Film Sexy Killer makin ramai menjadi perbincangan publik karena dianggap mendorong para penontonnya untuk golput (golong putih) dalam Pemilu 2019 karena kedua calon presiden sama-sama terlibat dalam lingkaran hitam PLTU Batubara ini. Mengenai hal ini, Didit mengatakan bahwa tidak ada ajakan atau dorongan menjadi golput dalam film Sexy Killer, yang diharapkan adalah masyarakat cerdas dalam memilih calon yang mewakili aspirasi masyarakat ke depannya.

“Kita sama sekali tidak mengajak golput. Kalau misalnya ada perasaan atau keinginan orang setelah menonton menjadi golput, ya, itu kan hak orang juga dan dilindungi oleh undang-undang. Momentum pemilu ini juga supaya masyarakat bisa peduli terhadap masalah yang tidak dipahami ini. Kita ingin masyarakat cerdas, paham, dan nantinya mereka bisa menekan siapapun yang nantinya menjadi pemimpin negara ini untuk mengubah atau mendorong peran transformasi energi di negara ini yang lebih adil, berkelanjutan dan lebih baik untuk kita semua,” ujarnya.

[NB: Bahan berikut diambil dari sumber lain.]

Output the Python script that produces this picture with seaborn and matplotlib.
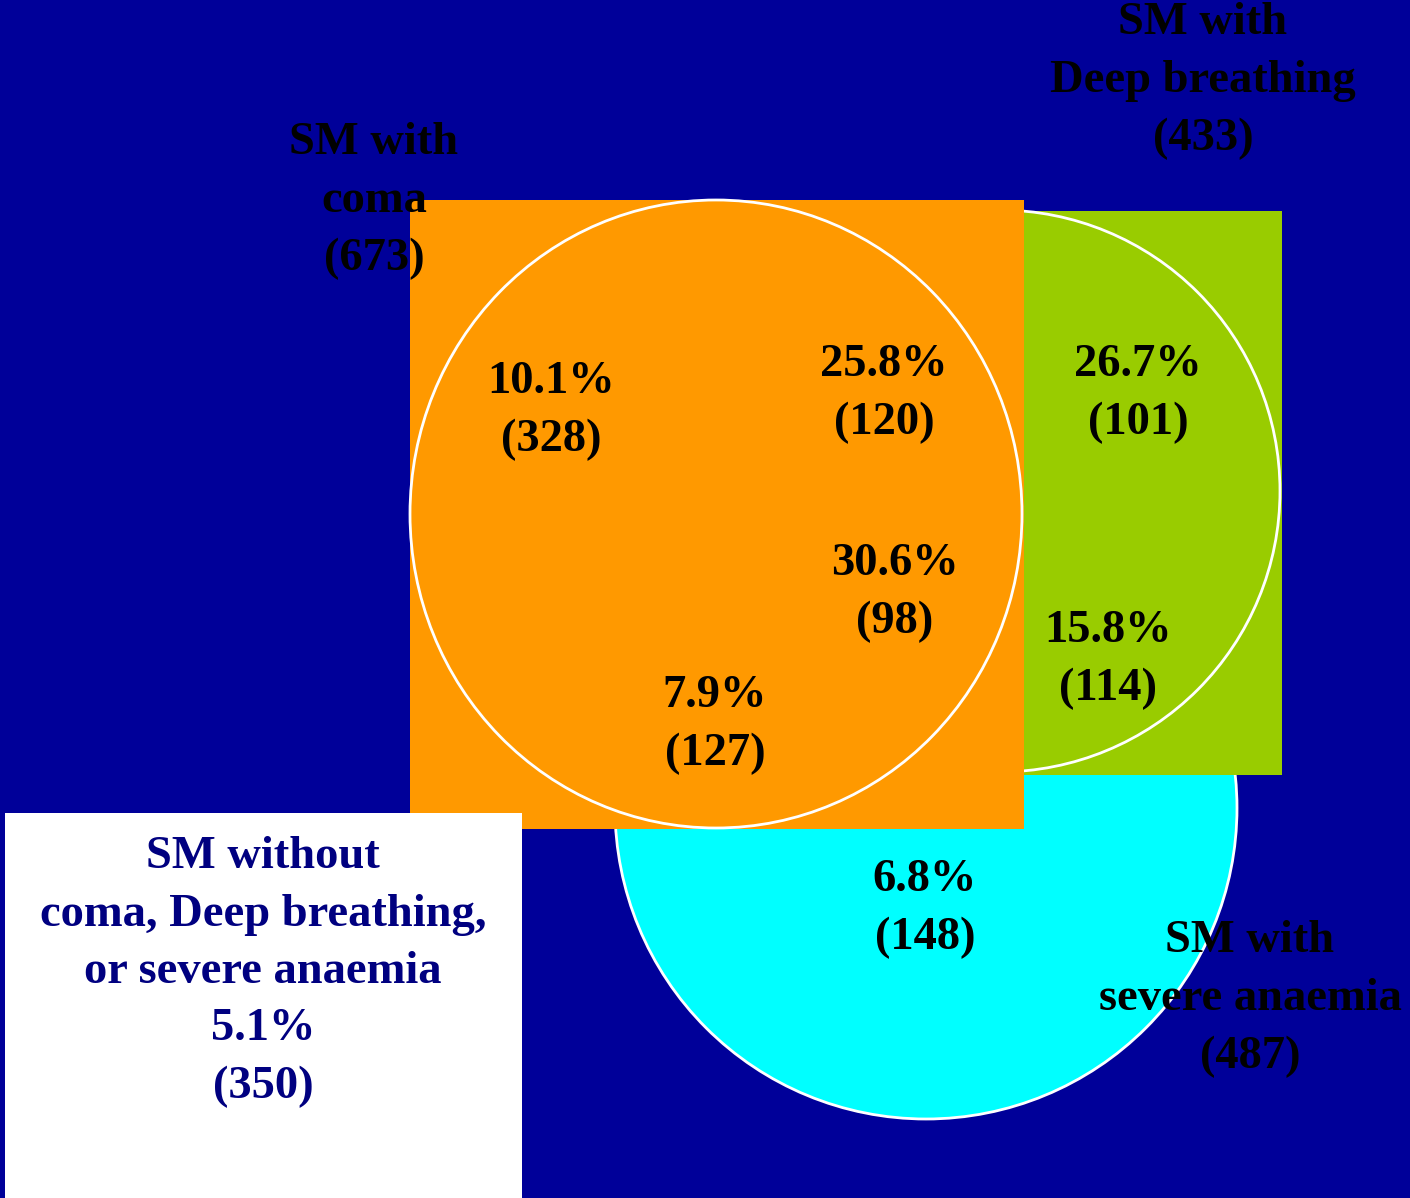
import matplotlib
matplotlib.use("Agg")
import matplotlib.pyplot as plt
from matplotlib.patches import Rectangle, Ellipse
import seaborn as sns

# ---- data ----
region_pct = ["10.1%", "25.8%", "26.7%", "30.6%", "15.8%", "7.9%", "6.8%"]
region_n = [328, 120, 101, 98, 114, 127, 148]
set_names = [["SM with", "coma"], ["SM with", "Deep breathing"], ["SM with", "severe anaemia"]]
set_totals = [673, 433, 487]
none_lines = ["SM without", "coma, Deep breathing,", "or severe anaemia"]
none_pct = "5.1%"
none_n = 350

# ---- layout (pixel coordinates) ----
W, H = 1410, 1198
region_xy = [(551, 407), (884, 390), (1138, 390), (895, 589), (1108, 656), (715, 721), (925, 905)]
set_xy = [(374, 197), (1203, 77), (1250, 995)]
none_xy = (263, 968)
LS = 57.5
FS = 33.5
DY = 4

BG = "#000099"
ORANGE = "#FF9900"
GREEN = "#99CC00"
CYAN = "#00FFFF"
NAVY = "#000080"

sns.set_theme(style="white")
plt.rcParams["font.family"] = ["Liberation Serif", "DejaVu Serif"]

fig = plt.figure(figsize=(W / 100, H / 100), dpi=100)
fig.patch.set_facecolor(BG)
ax = fig.add_axes([0, 0, 1, 1])
ax.set_facecolor(BG)
ax.set_xlim(0, W)
ax.set_ylim(H, 0)
ax.set_axis_off()

# cyan (severe anaemia) circle
ax.add_patch(Ellipse((926, 808), 622, 622, facecolor=CYAN, edgecolor="white", lw=2, zorder=1))
# green (deep breathing) rect + circle
ax.add_patch(Rectangle((1024, 211), 258, 564, facecolor=GREEN, edgecolor="none", zorder=2))
ax.add_patch(Ellipse((999, 491), 562, 562, facecolor=GREEN, edgecolor="white", lw=2, zorder=3))
# orange (coma) rect + circle
ax.add_patch(Rectangle((410, 200), 614, 629, facecolor=ORANGE, edgecolor="none", zorder=4))
ax.add_patch(Ellipse((716, 514), 612, 628, facecolor=ORANGE, edgecolor="white", lw=2, zorder=5))
# white box
ax.add_patch(Rectangle((5, 813), 517, 390, facecolor="white", edgecolor="none", zorder=6))


def block(x, yc, lines, color="black"):
    n = len(lines)
    for i, s in enumerate(lines):
        y = yc + (i - (n - 1) / 2) * LS + DY
        ax.text(x, y, s, ha="center", va="center", fontsize=FS, fontweight="bold",
                color=color, zorder=10)


for (x, y), p, n in zip(region_xy, region_pct, region_n):
    block(x, y, [p, f"({n})"])

for (x, y), name, tot in zip(set_xy, set_names, set_totals):
    block(x, y, name + [f"({tot})"])

block(none_xy[0], none_xy[1], none_lines + [none_pct, f"({none_n})"], color=NAVY)

fig.savefig("out.png", dpi=100, facecolor=BG)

Salah satu penonton yang memberikan reaksi atas film dokumenter Sexy Killer ini, Siti (23), berpendapat bahwa film ini membuka pikirannya tentang listrik yang selama ini ia nikmati.

“Biasa banget pake AC di kamar padahal gue lagi nonton tv di ruang tamu dan AC di kamar enggak dimatikan. Terus gue sering banget nyalain keran air padahal udah penuh, cuma supaya gue nyanyi di kamar mandi enggak terdengar keluar. Gue sering banget ngecharge handphone berjam-jam padahal udah penuh, dan gue sering banget nonton tivi tapi guenya tidur. Setelah nonton film ini hati gue teriris ternyata nikmat listrik yang gue pakai ada berjuta-juta manusia yang menderita dan itupun baru kesadaran kecil gue doang,” kata Siti yang berprofesi sebagai karyawan swasta ini.

Sejak pemutaran perdana pada 5 April lalu, film Sexy Killers telah diputar di lebih dari 70 titik lokasi untuk disaksikan bersama dan pada 13 April 2019 telah dipublikasikan di kanal Youtube oleh Watchdoc Image. Sampai berita ini dibuat, film ini sudah disaksikan lebih dari 12 juta penonton.